Peppermint or Mentha piperita, originally from Europe and the Middle East, is an herb that is a hybrid of watermint and spearmint. It comes in a variety of forms such as essential oils, extracts, capsules, and teas.
Peppermint has been used therapeutically in herbal medicine to relieve pain, ease muscle spasms, and many more. It is also commonly used to flavor foods, soaps, cosmetics, and oral hygiene products.
Scientific studies have shown many health benefits with peppermint use, which we will explain below.
- It may aid in digestion and soothe an upset stomach.
Peppermint contains menthol, which has a relaxing effect on the gastrointestinal smooth muscles and may ease pain. Relaxing the muscles allows gas to be expelled, alleviating gas pain and bloating. Peppermint also improves the flow of bile, making it easier to digest fats.

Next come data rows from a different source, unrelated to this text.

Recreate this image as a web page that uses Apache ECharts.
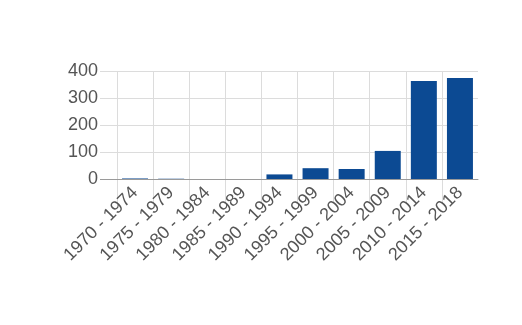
<!DOCTYPE html>
<html><head><meta charset="utf-8">
<script src="https://cdn.jsdelivr.net/npm/echarts@6/dist/echarts.min.js"></script>
<style>html,body{margin:0;padding:0;background:#fff}#c{width:522px;height:325px}</style>
</head><body><div id="c"></div>
<script>
var categories = ["1970 - 1974","1975 - 1979","1980 - 1984","1985 - 1989","1990 - 1994","1995 - 1999","2000 - 2004","2005 - 2009","2010 - 2014","2015 - 2018"];
var values = [2, 1, 0, 0, 17, 40, 37, 104, 363, 374];
var yTicks = [0, 100, 200, 300, 400];

var font = 'Liberation Sans, Arial, sans-serif';
var plotLeft = 117, plotRight = 44, plotWidth = 522 - plotLeft - plotRight;
var band = plotWidth / categories.length;
var chart = echarts.init(document.getElementById('c'));
chart.setOption({
  animation: false,
  grid: [
    {left: plotLeft, right: plotRight, top: 71, bottom: 146},
    {left: plotLeft, right: plotRight + band, top: 71, height: 132},
    {left: 100, right: plotRight, top: 71, bottom: 146}
  ],
  xAxis: [{
    type: 'category', data: categories, gridIndex: 0,
    axisLine: {lineStyle: {color: '#9a9a9a', width: 1}},
    axisTick: {show: false},
    splitLine: {show: false},
    axisLabel: {rotate: 45, fontSize: 18, color: '#555', fontFamily: font, margin: 11, interval: 0},
    z: 3
  }, {
    type: 'value', gridIndex: 1, min: 0, max: categories.length - 1, interval: 1,
    axisLine: {show: false}, axisTick: {show: false}, axisLabel: {show: false},
    splitLine: {show: true, lineStyle: {color: '#dcdcdc'}}
  }, {
    type: 'value', gridIndex: 2, min: 0, max: 1, show: false, splitLine: {show: false}
  }],
  yAxis: [{
    type: 'value', gridIndex: 0, min: yTicks[0], max: yTicks[yTicks.length-1], interval: 100,
    axisLine: {show: false},
    axisTick: {show: false},
    splitLine: {show: false},
    axisLabel: {fontSize: 18, color: '#555', fontFamily: font, margin: 19}
  }, {
    type: 'value', gridIndex: 1, min: 0, max: 1, show: false, splitLine: {show: false}
  }, {
    type: 'value', gridIndex: 2, min: yTicks[0], max: yTicks[yTicks.length-1], interval: 100,
    axisLine: {show: false}, axisTick: {show: false}, axisLabel: {show: false},
    splitLine: {show: true, lineStyle: {color: ['#9a9a9a', '#dcdcdc', '#dcdcdc', '#dcdcdc', '#dcdcdc']}}
  }],
  series: [{
    type: 'bar', data: values, barCategoryGap: '28%', xAxisIndex: 0, yAxisIndex: 0,
    itemStyle: {color: '#0c4a93'}
  }]
});
</script></body></html>
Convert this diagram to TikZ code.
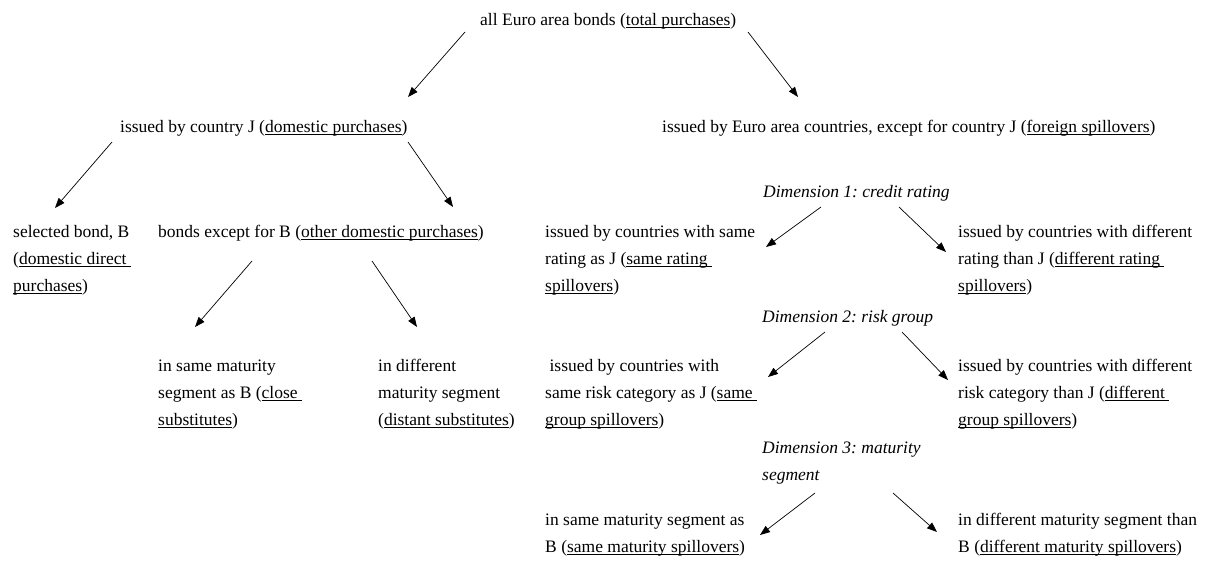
\documentclass[tikz,border=0pt]{standalone}
\usepackage{fontspec}
\setmainfont{Liberation Serif}
\usetikzlibrary{arrows.meta}
\frenchspacing
\newcommand\undl[1]{\setbox0\hbox{#1}\rlap{\rule[-2.5pt]{\wd0}{0.9pt}}\box0}
\newcommand\blk[1]{\begin{tabular}[t]{@{}l@{}}#1\end{tabular}}
\begin{document}
\begin{tikzpicture}[x=1pt,y=-1pt,
  txt/.style={anchor=base west, inner sep=0pt, font=\fontsize{17.5}{27}\selectfont\frenchspacing},
  dim/.style={txt, font=\fontsize{17.5}{27}\selectfont\frenchspacing\itshape},
  arr/.style={-{Triangle[length=10pt,width=7.5pt]}, line width=0.7pt}]
\useasboundingbox (0,0) rectangle (1206,560);
% texts
\node[txt] (top) at (480,25) {all Euro area bonds (\undl{total purchases})};
\node[txt] (dom) at (120,132) {issued by country J (\undl{domestic purchases})};
\node[txt] (for) at (662,132) {issued by Euro area countries, except for country J (\undl{foreign spillovers})};
\node[txt] (sel) at (13,237) {\blk{selected bond, B\\(\undl{domestic direct }\\\undl{purchases})}};
\node[txt] (oth) at (158,237) {bonds except for B (\undl{other domestic purchases})};
\node[txt] (close) at (158,371) {\blk{in same maturity\\segment as B (\undl{close }\\\undl{substitutes})}};
\node[txt] (dist) at (378,371) {\blk{in different\\maturity segment\\(\undl{distant substitutes})}};
\node[dim] (d1) at (763,197) {Dimension 1: credit rating};
\node[txt] (sr) at (545,237) {\blk{issued by countries with same\\rating as J (\undl{same rating }\\\undl{spillovers})}};
\node[txt] (dr) at (958,237) {\blk{issued by countries with different\\rating than J (\undl{different rating }\\\undl{spillovers})}};
\node[dim] (d2) at (762,322) {Dimension 2: risk group};
\node[txt] (sg) at (545,371) {\blk{\ issued by countries with\\same risk category as J (\undl{same }\\\undl{group spillovers})}};
\node[txt] (dg) at (958,371) {\blk{issued by countries with different\\risk category than J (\undl{different }\\\undl{group spillovers})}};
\node[dim] (d3) at (762,453) {\blk{Dimension 3: maturity\\segment}};
\node[txt] (sm) at (545,525) {\blk{in same maturity segment as\\B (\undl{same maturity spillovers})}};
\node[txt] (dm) at (958,525) {\blk{in different maturity segment than\\B (\undl{different maturity spillovers})}};
% arrow end points
\coordinate (a1s) at (465,32);  \coordinate (a1e) at (408,97);
\coordinate (a2s) at (748,32);  \coordinate (a2e) at (798,97);
\coordinate (a3s) at (112,142); \coordinate (a3e) at (55,208);
\coordinate (a4s) at (408,142); \coordinate (a4e) at (453,207);
\coordinate (a5s) at (252,261); \coordinate (a5e) at (195,327);
\coordinate (a6s) at (372,261); \coordinate (a6e) at (417,327);
\coordinate (a7s) at (821,207); \coordinate (a7e) at (766,247);
\coordinate (a8s) at (899,207); \coordinate (a8e) at (946,252);
\coordinate (a9s) at (825,332); \coordinate (a9e) at (768,377);
\coordinate (a10s) at (902,332); \coordinate (a10e) at (948,380);
\coordinate (a11s) at (815,493); \coordinate (a11e) at (760,535);
\coordinate (a12s) at (893,493); \coordinate (a12e) at (937,532);
\foreach \i in {1,...,12} \draw[arr] (a\i s) -- (a\i e);
\end{tikzpicture}
\end{document}
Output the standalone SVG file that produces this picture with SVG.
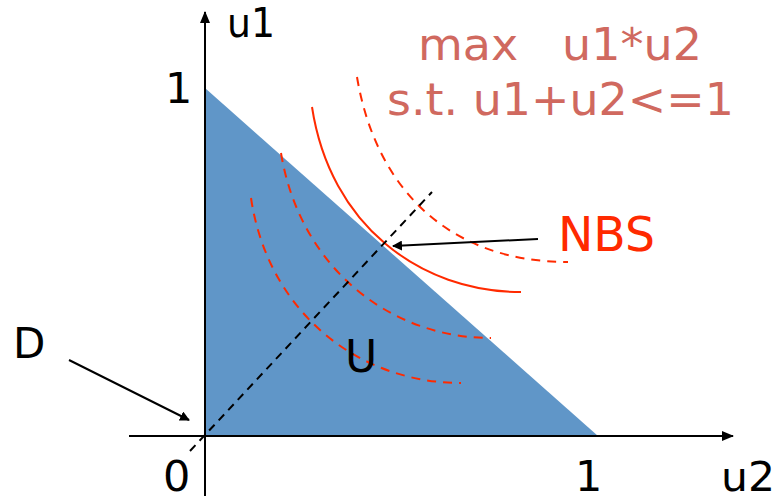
<svg xmlns="http://www.w3.org/2000/svg" width="776" height="497" viewBox="0 0 776 497">
<style>
text{font-family:"DejaVu Sans","Liberation Sans",sans-serif}
.k{fill:#000}
.f{fill:#d0695f;font-size:44px}
.ax{stroke:#000;stroke-width:2;fill:none}
.red{stroke:#ff2a00;stroke-width:2;fill:none}
.rd{stroke:#ff2a00;stroke-width:2;fill:none;stroke-dasharray:9,7}
.bd{stroke:#000;stroke-width:2;fill:none;stroke-dasharray:8,6}
.ar{stroke:#000;stroke-width:2;fill:none}
</style>
<defs>
<marker id="ah" markerWidth="10" markerHeight="10" refX="9" refY="5" orient="auto" markerUnits="userSpaceOnUse"><path d="M0,0 L10,5 L0,10 z" fill="#000"/></marker>
<marker id="ax" markerWidth="12" markerHeight="10" refX="11" refY="5" orient="auto" markerUnits="userSpaceOnUse"><path d="M0,0 L12,5 L0,10 z" fill="#000"/></marker>
</defs>
<g id="region">
<polygon points="205,88 205,436 598,436" fill="#6096c8"/>
</g>
<g id="axes">
<line class="ax" x1="205" y1="496" x2="205" y2="12" marker-end="url(#ax)"/>
<line class="ax" x1="129" y1="436" x2="733" y2="436" marker-end="url(#ax)"/>
</g>
<g id="curves">
<path class="rd" d="M357,77 C376,190 450,262 568,262"/>
<path class="red" d="M312,107 C330,225 420,292 521,292"/>
<path class="rd" d="M281,153 C300,268 390,338 491,338"/>
<path class="rd" d="M251,198 C268,312 358,383 461,383"/>
</g>
<g id="connectors">
<line class="bd" x1="190" y1="451" x2="432" y2="192"/>
<line class="ar" x1="538" y1="239" x2="393" y2="246" marker-end="url(#ah)"/>
<line class="ar" x1="69" y1="360" x2="189" y2="420" marker-end="url(#ah)"/>
</g>
<g id="labels">
<text class="k" x="227" y="37" font-size="40" textLength="48" lengthAdjust="spacingAndGlyphs">u1</text>
<text class="k" x="165" y="103" font-size="43">1</text>
<text class="k" x="13" y="358" font-size="42">D</text>
<text class="k" x="345" y="372" font-size="44">U</text>
<text class="k" x="163" y="491" font-size="43">0</text>
<text class="k" x="575" y="491" font-size="43">1</text>
<text class="k" x="721" y="491" font-size="40" textLength="54" lengthAdjust="spacingAndGlyphs">u2</text>
<text class="f" x="418" y="60" textLength="284" lengthAdjust="spacingAndGlyphs" xml:space="preserve">max   u1*u2</text>
<text class="f" x="387" y="115" textLength="347" lengthAdjust="spacingAndGlyphs">s.t. u1+u2&lt;=1</text>
<text x="558" y="251" font-size="48" fill="#ff2a00" textLength="97" lengthAdjust="spacingAndGlyphs">NBS</text>
</g>
</svg>
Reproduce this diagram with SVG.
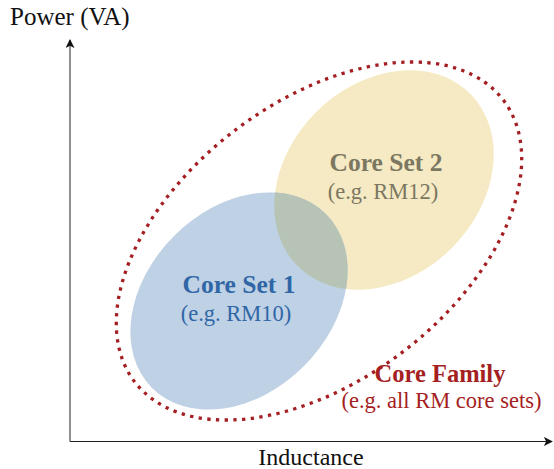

- It may reduce Irritable Bowel Syndrome (IBS) symptoms.
Several studies have shown the effectiveness of peppermint capsules in treating symptoms associated with IBS. A study showed that 75% of IBS patients who received peppermint capsules twice a day for 4 weeks experienced a significant reduction of symptoms. A more recent study found that 80% of patients who took peppermint oil 3 to 4 times per day for a month showed less abdominal distention and gas/bloating compared to the placebo.
- It may alleviate tension headaches and migraines.
Although there is limited scientific evidence, peppermint oil applied to the forehead and temples may alleviate headaches and migraines as the herb has a relaxing effect on smooth muscle.
- It may treat skin conditions.
Peppermint oil is shown to have a calming and cooling effect for skin irritation and itchiness. A 2011 study found that participants diagnosed with itchy skin showed a significant improvement in the severity of the itch with peppermint oil treatment.
- It may treat colds and flu-like symptoms.
Peppermint may also help with treating colds and flu-like symptoms. The menthol in peppermint is an effective decongestant that helps to thin mucus. Menthol can also help to loosen phlegm and break up coughs. So, the next time you’re feeling a little under the weather, steep a cup of peppermint tea to soothe a sore throat and relieve coughs.
Risk and Precautions
If you already take medications, consult with your doctor before using peppermint. Peppermint can interact with other herbs, supplements, or drugs and trigger negative side effects.
Peppermint oil in large doses can be toxic and should only be used sparingly.
Patients with IBS may experience some potential side effects such as heartburn, nausea, and vomiting when taking peppermint.
Although the evidence is limited, several studies do show the many potential health benefits of peppermint.
Peppermint tea is a delicious and caffeine-free beverage that can be safely consumed at any time of the day. Try a warm cup of peppermint tea after your next meal to support digestion or before bed to help you relax.